Transcript of
Female bulimia: Liselle's story
I'm Lizelle Terret, I'm 38 years of age,
I was born in Glasgow, and from the age of 14 to about 23,
I unfortunately suffered from bulimia nervosa.
I think I was struggling a bit at school. I wasn't very happy at home.
There was the classic middle child syndrome perhaps.
As a young woman I remember feeling very confused about my body
and that sort of adolescence.
I then moved into the toilet, metaphorically, at home,
and I tried it,
and the secretiveness about it was quite attractive to me,
and it was something that was mine,
and unfortunately I became very addicted to the habit of vomiting.
It was something that I didn't have to explain verbally
and I think it was a control.
I had started to use food for a little bit of comfort
and it was something that was mine,
it was a solitary time on my own in the toilet.
It's known as the secret disorder.
So in one way it's a coping mechanism.
It's when you can't cope. Something needs to change.

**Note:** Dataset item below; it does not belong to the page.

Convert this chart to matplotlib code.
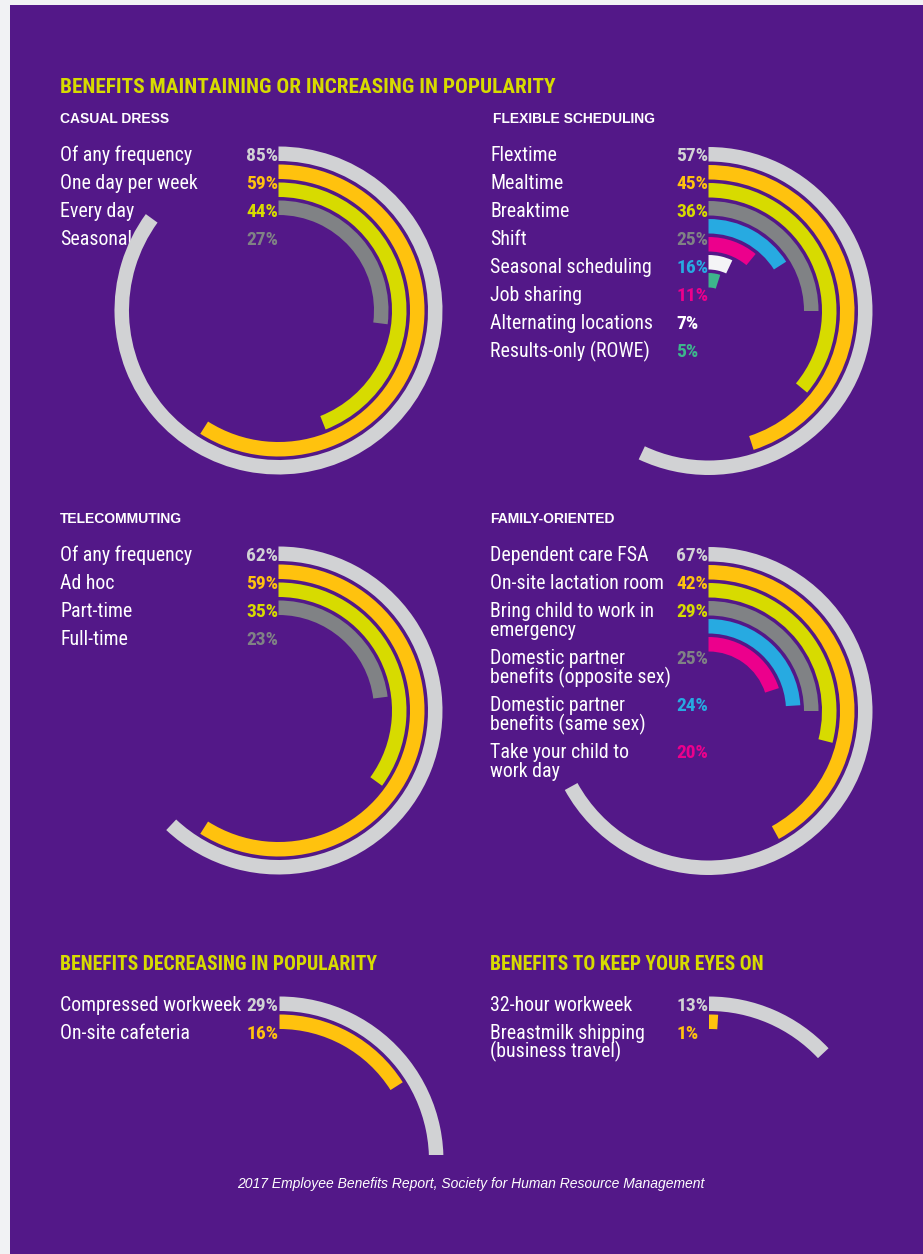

And in a way that's why it's a very dangerous illness to have,
because I carried on at school, I did my exams.
I didn't do very well, but I did my exams.
I got into university. I went abroad for a year at the end.
So I did carry on. Meanwhile, I was secretly vomiting.
My teeth were decaying. My periods stopped for quite a while.
I certainly didn't have any sexual relations
with anybody else or indeed with myself.
That totally stopped.
And I unfortunately grew to hate myself.
It was at university, actually, that I realised I needed to see somebody.
Basically, I knew it had to stop,
because I was living a dual life.
Apart from seeing a therapist, which I still do, actually,
I also went on my own journey of healing
using the creative arts.
I'm a lecturer and I'm a practitioner of community theatre.
I have created a piece of performance.
There's absolutely nothing glamorous or exciting
or positive at all about developing an eating disorder, at all.
All it does is it starts decaying your body,
it shortens your life.
I still spend a ridiculous amount of money on my teeth,
which are really in a bad way.
It affects people's fertility.
And I think really importantly, it affects one's identity
and how one feels about oneself in the short life that we have here.
And it affects your relationships
with family, friends, partners.
For many, many years I didn't have a relationship
because I was too afraid to,
because I was living in this terribly self-destructive bubble.
In terms of getting help, I think the difficulty is
you can't force somebody to talk to somebody,
especially with an illness like this, because you're living in denial.
And, for me, there was a huge shame about it, terrible shame.
It's the ultimate. It's grotesque.
People don't want to know about it. You're disfunctioning.
Whereas you just want to be normal, you want to fit in.
So... And it's an addiction.
So until you realise
that there is something wrong in your behaviour,
it is not a way of surviving, it's the opposite,
only then will you want to get help.